** Start **
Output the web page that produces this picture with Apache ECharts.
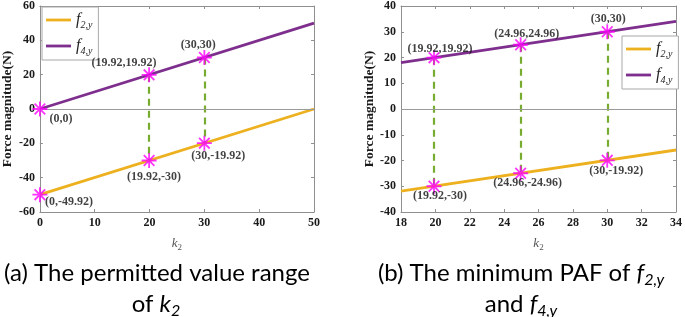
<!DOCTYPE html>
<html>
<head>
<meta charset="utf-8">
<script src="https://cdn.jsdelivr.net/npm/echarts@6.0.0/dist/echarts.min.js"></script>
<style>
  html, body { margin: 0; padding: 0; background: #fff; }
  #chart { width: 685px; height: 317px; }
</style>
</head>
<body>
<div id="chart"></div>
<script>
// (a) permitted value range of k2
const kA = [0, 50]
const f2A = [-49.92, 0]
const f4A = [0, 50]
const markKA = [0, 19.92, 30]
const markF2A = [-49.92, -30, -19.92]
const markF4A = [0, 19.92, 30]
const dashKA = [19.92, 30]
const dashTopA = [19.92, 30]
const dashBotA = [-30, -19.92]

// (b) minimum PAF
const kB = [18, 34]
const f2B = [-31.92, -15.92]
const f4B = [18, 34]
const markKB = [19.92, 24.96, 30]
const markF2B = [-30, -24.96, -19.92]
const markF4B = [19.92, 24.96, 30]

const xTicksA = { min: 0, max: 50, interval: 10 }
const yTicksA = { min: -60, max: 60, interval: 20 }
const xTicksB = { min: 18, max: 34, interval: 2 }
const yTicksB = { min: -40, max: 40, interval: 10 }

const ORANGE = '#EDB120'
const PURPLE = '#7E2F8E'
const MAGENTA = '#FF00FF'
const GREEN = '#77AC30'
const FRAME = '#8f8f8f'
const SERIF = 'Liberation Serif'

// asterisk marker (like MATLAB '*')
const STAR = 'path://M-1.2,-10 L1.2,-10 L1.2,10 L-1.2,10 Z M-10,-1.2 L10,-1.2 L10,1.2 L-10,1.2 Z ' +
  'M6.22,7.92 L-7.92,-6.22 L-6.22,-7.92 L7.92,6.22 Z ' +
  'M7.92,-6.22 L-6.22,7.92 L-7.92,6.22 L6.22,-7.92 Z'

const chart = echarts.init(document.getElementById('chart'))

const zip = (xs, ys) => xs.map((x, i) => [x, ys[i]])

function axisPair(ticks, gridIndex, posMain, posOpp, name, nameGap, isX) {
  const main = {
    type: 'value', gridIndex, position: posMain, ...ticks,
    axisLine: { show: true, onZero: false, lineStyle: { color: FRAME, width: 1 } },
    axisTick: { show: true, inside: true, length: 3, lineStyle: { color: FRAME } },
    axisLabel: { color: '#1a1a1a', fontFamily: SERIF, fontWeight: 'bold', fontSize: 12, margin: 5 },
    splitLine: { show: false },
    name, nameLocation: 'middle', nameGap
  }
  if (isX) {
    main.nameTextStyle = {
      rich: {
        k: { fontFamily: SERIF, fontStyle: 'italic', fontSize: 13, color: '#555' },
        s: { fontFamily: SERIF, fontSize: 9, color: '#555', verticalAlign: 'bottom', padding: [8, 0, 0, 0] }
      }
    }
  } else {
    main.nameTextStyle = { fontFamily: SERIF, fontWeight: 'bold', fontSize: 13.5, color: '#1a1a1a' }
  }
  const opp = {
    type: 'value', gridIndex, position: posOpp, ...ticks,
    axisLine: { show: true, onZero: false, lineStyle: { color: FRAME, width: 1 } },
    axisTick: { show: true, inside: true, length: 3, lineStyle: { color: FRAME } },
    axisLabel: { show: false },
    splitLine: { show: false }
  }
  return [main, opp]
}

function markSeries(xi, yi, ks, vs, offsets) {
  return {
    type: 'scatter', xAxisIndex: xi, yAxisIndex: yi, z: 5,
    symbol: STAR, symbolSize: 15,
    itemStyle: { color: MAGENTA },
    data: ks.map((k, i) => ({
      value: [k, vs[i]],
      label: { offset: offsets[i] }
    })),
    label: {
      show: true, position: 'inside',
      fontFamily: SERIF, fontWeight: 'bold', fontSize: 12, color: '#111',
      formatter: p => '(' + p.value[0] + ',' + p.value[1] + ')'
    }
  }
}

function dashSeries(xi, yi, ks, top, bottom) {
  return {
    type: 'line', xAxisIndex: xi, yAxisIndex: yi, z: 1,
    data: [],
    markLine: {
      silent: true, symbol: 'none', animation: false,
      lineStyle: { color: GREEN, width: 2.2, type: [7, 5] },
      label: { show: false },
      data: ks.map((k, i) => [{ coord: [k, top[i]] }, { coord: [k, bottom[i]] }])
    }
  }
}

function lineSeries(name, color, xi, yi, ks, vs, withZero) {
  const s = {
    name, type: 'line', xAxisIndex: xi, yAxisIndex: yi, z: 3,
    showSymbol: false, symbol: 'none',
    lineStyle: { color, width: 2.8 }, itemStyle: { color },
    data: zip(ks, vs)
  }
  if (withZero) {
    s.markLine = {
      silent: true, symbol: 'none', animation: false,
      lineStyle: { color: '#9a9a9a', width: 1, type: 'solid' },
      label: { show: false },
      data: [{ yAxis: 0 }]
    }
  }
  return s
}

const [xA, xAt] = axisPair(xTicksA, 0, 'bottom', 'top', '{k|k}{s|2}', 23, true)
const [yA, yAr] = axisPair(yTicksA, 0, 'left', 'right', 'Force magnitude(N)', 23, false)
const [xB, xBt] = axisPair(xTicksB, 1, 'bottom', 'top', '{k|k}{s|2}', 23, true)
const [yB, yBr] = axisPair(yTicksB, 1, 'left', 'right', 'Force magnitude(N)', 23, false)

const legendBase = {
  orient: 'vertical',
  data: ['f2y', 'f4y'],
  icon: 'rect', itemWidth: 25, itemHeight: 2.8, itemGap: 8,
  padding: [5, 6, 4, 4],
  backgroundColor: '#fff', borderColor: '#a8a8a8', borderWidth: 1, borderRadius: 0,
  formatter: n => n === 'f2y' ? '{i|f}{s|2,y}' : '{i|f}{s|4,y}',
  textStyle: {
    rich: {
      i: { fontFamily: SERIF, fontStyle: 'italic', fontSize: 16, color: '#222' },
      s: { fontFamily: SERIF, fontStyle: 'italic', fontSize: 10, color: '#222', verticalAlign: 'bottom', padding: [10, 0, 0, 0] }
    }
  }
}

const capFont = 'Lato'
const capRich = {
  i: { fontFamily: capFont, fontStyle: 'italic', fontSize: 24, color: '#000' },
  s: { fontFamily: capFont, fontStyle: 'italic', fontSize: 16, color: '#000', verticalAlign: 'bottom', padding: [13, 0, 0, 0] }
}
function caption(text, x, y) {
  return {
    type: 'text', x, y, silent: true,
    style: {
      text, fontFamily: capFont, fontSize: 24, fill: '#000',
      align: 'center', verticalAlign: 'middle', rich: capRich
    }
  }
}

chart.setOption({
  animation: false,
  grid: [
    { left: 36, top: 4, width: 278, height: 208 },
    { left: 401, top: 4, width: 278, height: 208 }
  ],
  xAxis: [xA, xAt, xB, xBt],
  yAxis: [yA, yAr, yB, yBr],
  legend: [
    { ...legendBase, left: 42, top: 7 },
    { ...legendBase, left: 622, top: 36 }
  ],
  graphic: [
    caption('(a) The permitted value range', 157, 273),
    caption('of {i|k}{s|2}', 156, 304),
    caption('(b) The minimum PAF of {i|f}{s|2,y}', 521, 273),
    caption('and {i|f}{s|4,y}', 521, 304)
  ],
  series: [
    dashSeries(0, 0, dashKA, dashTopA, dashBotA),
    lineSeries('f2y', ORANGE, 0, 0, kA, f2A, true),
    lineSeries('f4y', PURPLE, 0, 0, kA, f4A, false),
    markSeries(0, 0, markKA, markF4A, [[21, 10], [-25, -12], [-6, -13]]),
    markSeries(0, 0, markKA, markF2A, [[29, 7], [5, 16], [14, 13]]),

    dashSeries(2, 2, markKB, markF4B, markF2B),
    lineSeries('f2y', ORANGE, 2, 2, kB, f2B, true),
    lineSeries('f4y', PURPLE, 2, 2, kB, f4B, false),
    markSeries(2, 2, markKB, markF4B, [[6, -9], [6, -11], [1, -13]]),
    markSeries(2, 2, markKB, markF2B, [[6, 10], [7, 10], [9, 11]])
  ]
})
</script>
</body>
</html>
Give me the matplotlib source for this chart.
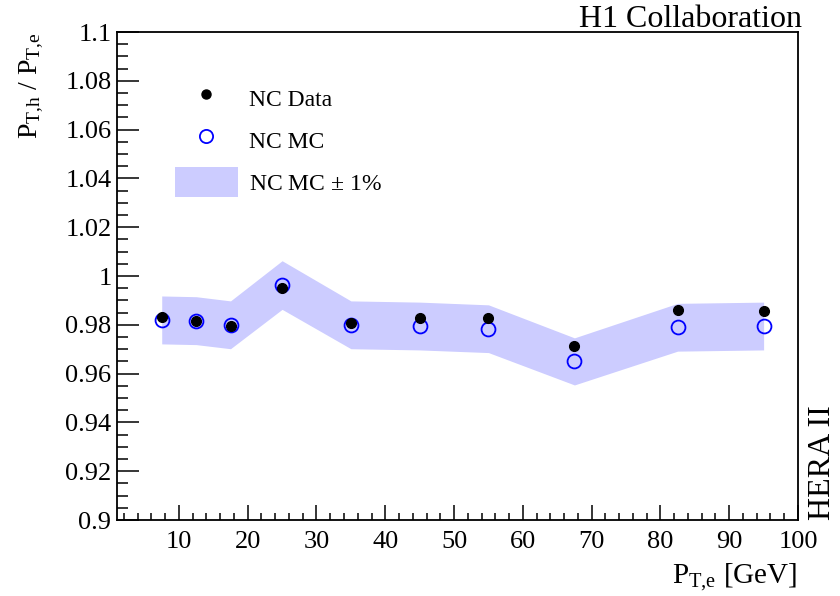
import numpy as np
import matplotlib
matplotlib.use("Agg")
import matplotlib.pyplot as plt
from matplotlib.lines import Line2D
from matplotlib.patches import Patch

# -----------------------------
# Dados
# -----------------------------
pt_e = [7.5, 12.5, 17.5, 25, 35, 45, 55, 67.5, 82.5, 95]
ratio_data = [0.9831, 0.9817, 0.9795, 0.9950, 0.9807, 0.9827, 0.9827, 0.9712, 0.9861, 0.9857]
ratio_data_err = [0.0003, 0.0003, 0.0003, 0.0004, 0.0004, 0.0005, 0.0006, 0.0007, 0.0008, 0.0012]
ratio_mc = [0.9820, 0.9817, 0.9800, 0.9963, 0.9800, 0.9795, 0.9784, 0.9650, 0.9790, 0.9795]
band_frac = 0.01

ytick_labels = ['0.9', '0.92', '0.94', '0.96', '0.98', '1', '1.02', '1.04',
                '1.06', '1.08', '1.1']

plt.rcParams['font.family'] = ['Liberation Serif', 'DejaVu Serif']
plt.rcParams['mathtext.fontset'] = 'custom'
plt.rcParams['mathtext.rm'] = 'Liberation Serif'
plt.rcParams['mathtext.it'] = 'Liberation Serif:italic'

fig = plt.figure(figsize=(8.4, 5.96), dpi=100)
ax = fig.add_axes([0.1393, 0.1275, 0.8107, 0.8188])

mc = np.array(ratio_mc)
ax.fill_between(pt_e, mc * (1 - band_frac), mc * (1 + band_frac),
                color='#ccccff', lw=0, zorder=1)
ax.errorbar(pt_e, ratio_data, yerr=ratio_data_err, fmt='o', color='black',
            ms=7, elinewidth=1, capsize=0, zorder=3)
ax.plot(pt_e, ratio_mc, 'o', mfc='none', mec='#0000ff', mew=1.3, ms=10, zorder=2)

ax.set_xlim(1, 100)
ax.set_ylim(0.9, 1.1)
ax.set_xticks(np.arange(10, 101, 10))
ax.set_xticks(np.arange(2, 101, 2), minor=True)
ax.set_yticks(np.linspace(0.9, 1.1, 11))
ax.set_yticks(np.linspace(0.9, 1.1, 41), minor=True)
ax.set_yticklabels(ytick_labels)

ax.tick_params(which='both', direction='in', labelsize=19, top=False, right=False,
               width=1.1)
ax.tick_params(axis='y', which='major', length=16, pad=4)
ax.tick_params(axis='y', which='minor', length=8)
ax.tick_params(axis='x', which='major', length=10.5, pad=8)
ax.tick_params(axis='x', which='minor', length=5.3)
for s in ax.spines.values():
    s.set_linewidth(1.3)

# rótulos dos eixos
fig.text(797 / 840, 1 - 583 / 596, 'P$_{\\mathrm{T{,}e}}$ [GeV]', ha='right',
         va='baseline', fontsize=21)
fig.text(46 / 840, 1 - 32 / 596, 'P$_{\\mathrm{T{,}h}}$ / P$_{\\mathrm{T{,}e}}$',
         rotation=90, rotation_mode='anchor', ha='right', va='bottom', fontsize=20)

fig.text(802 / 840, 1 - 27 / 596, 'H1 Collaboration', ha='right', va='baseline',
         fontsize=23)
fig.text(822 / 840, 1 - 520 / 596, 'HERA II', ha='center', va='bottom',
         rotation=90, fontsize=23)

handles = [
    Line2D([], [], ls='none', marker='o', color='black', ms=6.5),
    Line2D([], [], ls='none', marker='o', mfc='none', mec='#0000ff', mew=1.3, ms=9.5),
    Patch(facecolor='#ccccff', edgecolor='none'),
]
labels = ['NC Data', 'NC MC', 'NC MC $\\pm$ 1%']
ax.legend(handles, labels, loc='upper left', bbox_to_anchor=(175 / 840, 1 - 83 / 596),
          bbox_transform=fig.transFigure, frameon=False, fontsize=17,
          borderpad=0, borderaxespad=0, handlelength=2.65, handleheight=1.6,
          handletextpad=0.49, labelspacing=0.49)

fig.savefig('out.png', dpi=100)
** End **
**What this task involves:**
Repeat the lines of the listing above verbatim, beginning at its first line and ending at the line containing "const dashBotA = [-30, -19.92]", which is included. Omit pictures.

**Solved problem:**
Output the web page that produces this picture with Apache ECharts.
<!DOCTYPE html>
<html>
<head>
<meta charset="utf-8">
<script src="https://cdn.jsdelivr.net/npm/echarts@6.0.0/dist/echarts.min.js"></script>
<style>
  html, body { margin: 0; padding: 0; background: #fff; }
  #chart { width: 685px; height: 317px; }
</style>
</head>
<body>
<div id="chart"></div>
<script>
// (a) permitted value range of k2
const kA = [0, 50]
const f2A = [-49.92, 0]
const f4A = [0, 50]
const markKA = [0, 19.92, 30]
const markF2A = [-49.92, -30, -19.92]
const markF4A = [0, 19.92, 30]
const dashKA = [19.92, 30]
const dashTopA = [19.92, 30]
const dashBotA = [-30, -19.92]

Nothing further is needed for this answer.